Section 568(1B), like s 563A, has a long pedigree. Senior counsel for the liquidator endeavoured to persuade me that the historical antecedents of the modern section had been treated as permitting the court to alter the rights of the counterparty to the disclaimed contract, and so the modern equivalent should be construed in equally broad terms. I rejected the argument because I was not persuaded that the ancestors of the modern section had been used in that fashion. I was taken the provisions about disclaimer of onerous property by a trustee in bankruptcy contained in the UK Bankruptcy Act of 1869. My decision turned in part upon an analysis of 19th-century cases under that statute, dealing with such matters as whether, when a contractual tenancy was disclaimed by the trustee in bankruptcy of a tenant, the landlord could be compelled to pay for improvements to the land and for mown hay; and as to the appropriate formal order to be made, upon disclaimer, in respect of tenants' fixtures. The Court of Appeal dismissed the liquidators' appeal: (2005) 53 ACSR 295.
I am privileged to work in possibly the most interesting jurisdiction in the world, for someone who enjoys pure law while also responding to the challenge of resolving human conflict through the process of reasoning. The most intensely absorbing, stressful and exhausting part of our work in the Equity Division happens where individuals find themselves in disastrous predicaments - where what is at stake is more than mere money and the court is the last resort to help them: intervention as parens patriae to save a child from life-threatening danger; to help a family through the corrosive effects of inter-generational conflict; to provide a foundation of fairness that might enable neighbours to live in harmony.
But the bread-and-butter work for me and the other Corporations Judges (Justices Barrett and White) is the Corporations List, where many cases (though not all) involve commercial circumstances where money and reputations are at stake. These cases lend themselves to analysis and the application of clearly articulated legal rules. Certainty and predictability are paramount.
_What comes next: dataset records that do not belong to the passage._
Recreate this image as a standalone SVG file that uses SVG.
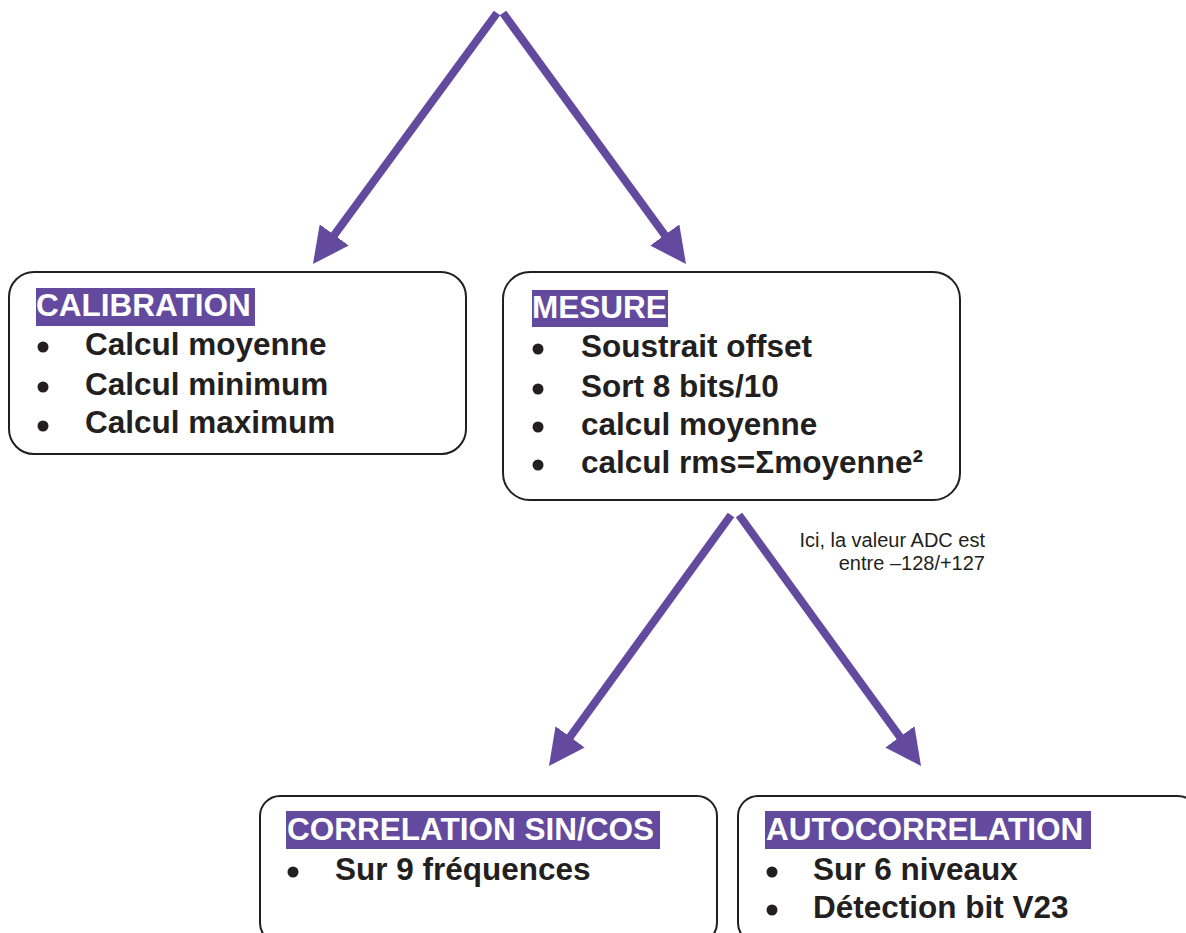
<svg xmlns="http://www.w3.org/2000/svg" width="1186" height="933" viewBox="0 0 1186 933">
  <style>
    .box { fill: #ffffff; stroke: #231f20; stroke-width: 2; }
    .hl { fill: #634a9e; }
    .title { font-family: "Liberation Sans", Arial, sans-serif; font-weight: bold; font-size: 31.5px; fill: #ffffff; }
    .item { font-family: "Liberation Sans", Arial, sans-serif; font-weight: bold; font-size: 31.5px; fill: #231f20; }
    .dot { fill: #231f20; }
    .conn { stroke: #634a9e; stroke-width: 8; fill: none; marker-end: url(#ah); }
    .note { font-family: "Liberation Sans", Arial, sans-serif; font-size: 20px; fill: #231f20; text-anchor: end; }
  </style>
  <defs>
    <marker id="ah" markerUnits="userSpaceOnUse" markerWidth="36" markerHeight="36" refX="6" refY="18" orient="auto">
      <path d="M0,0 L36,18 L0,36 z" fill="#634a9e"/>
    </marker>
  </defs>
  <rect width="1186" height="933" fill="#ffffff"/>

  <g id="connectors">
    <line class="conn" x1="497" y1="13" x2="330.7" y2="239.8"/>
    <line class="conn" x1="503" y1="13" x2="668.3" y2="239.8"/>
    <line class="conn" x1="731" y1="515" x2="566.6" y2="741.7"/>
    <line class="conn" x1="739" y1="515" x2="903.4" y2="741.7"/>
  </g>

  <g id="calibration">
    <rect class="box" x="9" y="272" width="457" height="182" rx="25" ry="25"/>
    <rect class="hl" x="36" y="288" width="219" height="38"/>
    <text class="title" x="36" y="316">CALIBRATION</text>
    <circle class="dot" cx="43" cy="347" r="5.5"/>
    <text class="item" x="85" y="355">Calcul moyenne</text>
    <circle class="dot" cx="43" cy="387" r="5.5"/>
    <text class="item" x="85" y="395">Calcul minimum</text>
    <circle class="dot" cx="43" cy="426" r="5.5"/>
    <text class="item" x="85" y="433">Calcul maximum</text>
  </g>

  <g id="mesure">
    <rect class="box" x="503" y="272" width="457" height="228" rx="27" ry="27"/>
    <rect class="hl" x="532" y="290" width="136" height="37"/>
    <text class="title" x="532" y="318">MESURE</text>
    <circle class="dot" cx="538" cy="349" r="5.5"/>
    <text class="item" x="581" y="357">Soustrait offset</text>
    <circle class="dot" cx="538" cy="389" r="5.5"/>
    <text class="item" x="581" y="397">Sort 8 bits/10</text>
    <circle class="dot" cx="538" cy="427" r="5.5"/>
    <text class="item" x="581" y="435">calcul moyenne</text>
    <circle class="dot" cx="538" cy="465" r="5.5"/>
    <text class="item" x="581" y="473">calcul rms=Σmoyenne²</text>
  </g>

  <g id="note">
    <text class="note" x="985" y="547">Ici, la valeur ADC est</text>
    <text class="note" x="985" y="570">entre –128/+127</text>
  </g>

  <g id="correlation">
    <rect class="box" x="260" y="796" width="457" height="147" rx="20" ry="20"/>
    <rect class="hl" x="286" y="811" width="374" height="38"/>
    <text class="title" x="287" y="840">CORRELATION SIN/COS</text>
    <circle class="dot" cx="293" cy="872" r="5.5"/>
    <text class="item" x="335" y="880">Sur 9 fréquences</text>
  </g>

  <g id="autocorrelation">
    <rect class="box" x="738" y="796" width="460" height="147" rx="20" ry="20"/>
    <rect class="hl" x="765" y="811" width="326" height="38"/>
    <text class="title" x="766" y="840">AUTOCORRELATION</text>
    <circle class="dot" cx="772" cy="872" r="5.5"/>
    <text class="item" x="813" y="880">Sur 6 niveaux</text>
    <circle class="dot" cx="772" cy="910" r="5.5"/>
    <text class="item" x="813" y="918">Détection bit V23</text>
  </g>
</svg>
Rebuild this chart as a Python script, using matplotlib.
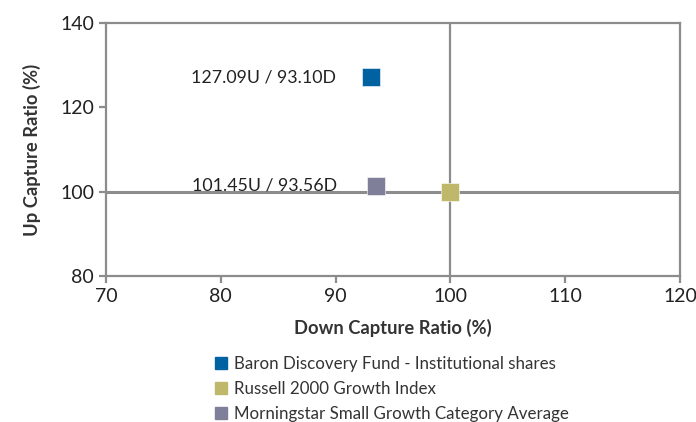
import matplotlib.pyplot as plt
from matplotlib.lines import Line2D

plt.rcParams["font.family"] = ["Lato", "DejaVu Sans"]

series = [
    "Baron Discovery Fund - Institutional shares",
    "Russell 2000 Growth Index",
    "Morningstar Small Growth Category Average",
]
down_capture = [93.10, 100.00, 93.56]
up_capture = [127.09, 100.00, 101.45]
labels = ["127.09U / 93.10D", None, "101.45U / 93.56D"]
colors = ["#0062a1", "#bfb86b", "#7f7f99"]
label_offsets = [-25, None, -28]

grid_color = "#8c8c8c"

fig = plt.figure(figsize=(6.96, 4.22), dpi=100)
ax = fig.add_axes([0.1523, 0.346, 0.8247, 0.5995])

ax.set_xlim(70, 120)
ax.set_ylim(80, 140)
ax.set_xticks([70, 80, 90, 100, 110, 120])
ax.set_yticks([80, 100, 120, 140])

# quadrant lines
ax.axvline(100, color=grid_color, lw=1.6, zorder=1)
ax.axhline(100, color=grid_color, lw=2.2, zorder=1)

for x, y, c, lab, off in zip(down_capture, up_capture, colors, labels, label_offsets):
    ax.plot(x, y, marker="s", ms=13.5, color=c, mec="white", mew=0.4, ls="none", zorder=3)
    if lab:
        ax.annotate(lab, (x, y), xytext=(off, 0), textcoords="offset points",
                    ha="right", va="center", fontsize=12.8, color="#222222")

for s in ax.spines.values():
    s.set_color(grid_color)
    s.set_linewidth(1.6)

ax.tick_params(colors=grid_color, width=1.6, length=5, labelsize=14, labelcolor="#222222")

ax.set_xlabel("Down Capture Ratio (%)", fontsize=13.2, fontweight="bold", color="#333333", labelpad=10)
ax.set_ylabel("Up Capture Ratio (%)", fontsize=13.2, fontweight="bold", color="#333333", labelpad=14)

handles = [Line2D([], [], marker="s", ls="none", color=c, ms=9) for c in colors]
fig.legend(handles, series, loc="upper left", bbox_to_anchor=(0.295, 0.173),
           frameon=False, fontsize=12.2, handletextpad=0.3, labelspacing=0.55,
           handlelength=1.0, borderaxespad=0, labelcolor="#333333")

fig.savefig("out.png", dpi=100)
The primary rules are in the Corporations Act, and so a robust, predictable approach to statutory construction is required. The literal approach to statutory construction has failed because it does not provide criteria for solving cases of ambiguity. An approach that is sensitive to the historical origins of the statutory provisions looks to be our best option for achieving our goals.
I congratulate Allens for this useful publication, and I look forward to many more editions of it.